------ Material provided ------

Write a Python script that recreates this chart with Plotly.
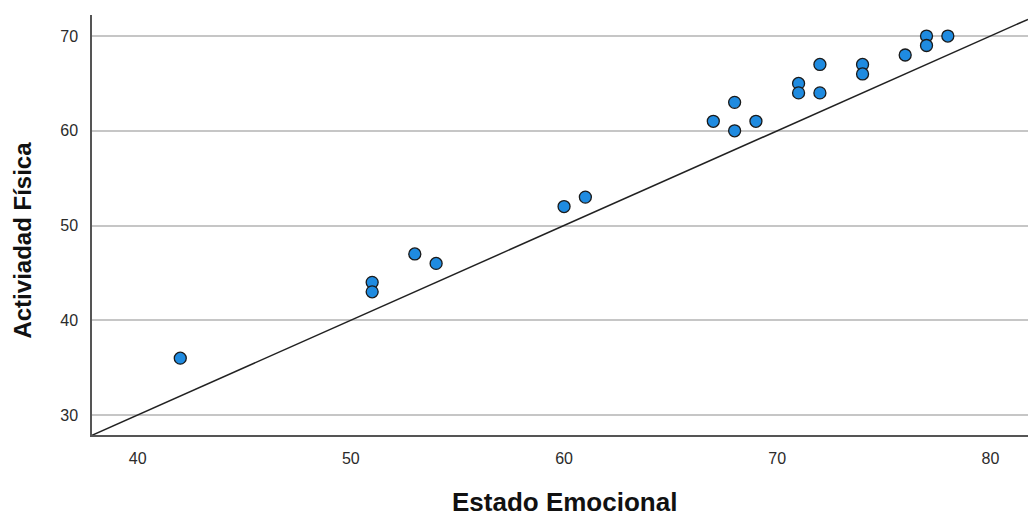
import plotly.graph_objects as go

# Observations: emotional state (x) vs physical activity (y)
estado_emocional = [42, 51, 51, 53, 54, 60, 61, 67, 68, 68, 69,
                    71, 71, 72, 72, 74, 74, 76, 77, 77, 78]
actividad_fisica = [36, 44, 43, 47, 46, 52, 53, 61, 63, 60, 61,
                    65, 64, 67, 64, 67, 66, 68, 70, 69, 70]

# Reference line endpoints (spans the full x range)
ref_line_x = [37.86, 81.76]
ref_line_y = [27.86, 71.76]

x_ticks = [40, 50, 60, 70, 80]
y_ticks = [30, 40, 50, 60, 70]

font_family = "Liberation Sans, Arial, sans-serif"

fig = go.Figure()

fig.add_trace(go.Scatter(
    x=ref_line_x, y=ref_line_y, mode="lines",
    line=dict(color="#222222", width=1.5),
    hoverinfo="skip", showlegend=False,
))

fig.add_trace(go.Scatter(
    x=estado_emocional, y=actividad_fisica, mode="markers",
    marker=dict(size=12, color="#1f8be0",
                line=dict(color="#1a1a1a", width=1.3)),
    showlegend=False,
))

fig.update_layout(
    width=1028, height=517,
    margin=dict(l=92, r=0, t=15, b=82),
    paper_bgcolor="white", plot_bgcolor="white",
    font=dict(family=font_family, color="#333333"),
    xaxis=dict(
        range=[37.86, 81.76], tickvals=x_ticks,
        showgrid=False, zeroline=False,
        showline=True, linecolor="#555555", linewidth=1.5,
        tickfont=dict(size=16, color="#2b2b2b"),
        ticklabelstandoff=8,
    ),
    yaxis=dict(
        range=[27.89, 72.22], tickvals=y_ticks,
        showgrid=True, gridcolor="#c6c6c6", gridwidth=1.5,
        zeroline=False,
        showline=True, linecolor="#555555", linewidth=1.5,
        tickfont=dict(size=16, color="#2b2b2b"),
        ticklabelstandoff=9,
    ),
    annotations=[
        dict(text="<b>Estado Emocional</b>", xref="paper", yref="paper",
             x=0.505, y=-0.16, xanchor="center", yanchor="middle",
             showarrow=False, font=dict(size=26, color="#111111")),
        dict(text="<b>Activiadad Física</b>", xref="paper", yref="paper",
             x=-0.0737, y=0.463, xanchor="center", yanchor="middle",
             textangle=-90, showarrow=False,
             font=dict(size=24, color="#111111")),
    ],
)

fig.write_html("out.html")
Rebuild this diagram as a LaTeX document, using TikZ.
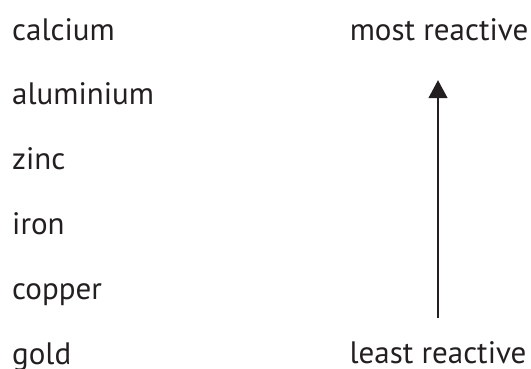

------

Task objective: Without the pictures, transcribe the listing above exactly.

The answer:
Write a Python script that recreates this chart with Plotly.
import plotly.graph_objects as go

# Observations: emotional state (x) vs physical activity (y)
estado_emocional = [42, 51, 51, 53, 54, 60, 61, 67, 68, 68, 69,
                    71, 71, 72, 72, 74, 74, 76, 77, 77, 78]
actividad_fisica = [36, 44, 43, 47, 46, 52, 53, 61, 63, 60, 61,
                    65, 64, 67, 64, 67, 66, 68, 70, 69, 70]

# Reference line endpoints (spans the full x range)
ref_line_x = [37.86, 81.76]
ref_line_y = [27.86, 71.76]

x_ticks = [40, 50, 60, 70, 80]
y_ticks = [30, 40, 50, 60, 70]

font_family = "Liberation Sans, Arial, sans-serif"

fig = go.Figure()

fig.add_trace(go.Scatter(
    x=ref_line_x, y=ref_line_y, mode="lines",
    line=dict(color="#222222", width=1.5),
    hoverinfo="skip", showlegend=False,
))

fig.add_trace(go.Scatter(
    x=estado_emocional, y=actividad_fisica, mode="markers",
    marker=dict(size=12, color="#1f8be0",
                line=dict(color="#1a1a1a", width=1.3)),
    showlegend=False,
))

fig.update_layout(
    width=1028, height=517,
    margin=dict(l=92, r=0, t=15, b=82),
    paper_bgcolor="white", plot_bgcolor="white",
    font=dict(family=font_family, color="#333333"),
    xaxis=dict(
        range=[37.86, 81.76], tickvals=x_ticks,
        showgrid=False, zeroline=False,
        showline=True, linecolor="#555555", linewidth=1.5,
        tickfont=dict(size=16, color="#2b2b2b"),
        ticklabelstandoff=8,
    ),
    yaxis=dict(
        range=[27.89, 72.22], tickvals=y_ticks,
        showgrid=True, gridcolor="#c6c6c6", gridwidth=1.5,
        zeroline=False,
        showline=True, linecolor="#555555", linewidth=1.5,
        tickfont=dict(size=16, color="#2b2b2b"),
        ticklabelstandoff=9,
    ),
    annotations=[
        dict(text="<b>Estado Emocional</b>", xref="paper", yref="paper",
             x=0.505, y=-0.16, xanchor="center", yanchor="middle",
             showarrow=False, font=dict(size=26, color="#111111")),
        dict(text="<b>Activiadad Física</b>", xref="paper", yref="paper",
             x=-0.0737, y=0.463, xanchor="center", yanchor="middle",
             textangle=-90, showarrow=False,
             font=dict(size=24, color="#111111")),
    ],
)

fig.write_html("out.html")
Rebuild this diagram as a LaTeX document, using TikZ.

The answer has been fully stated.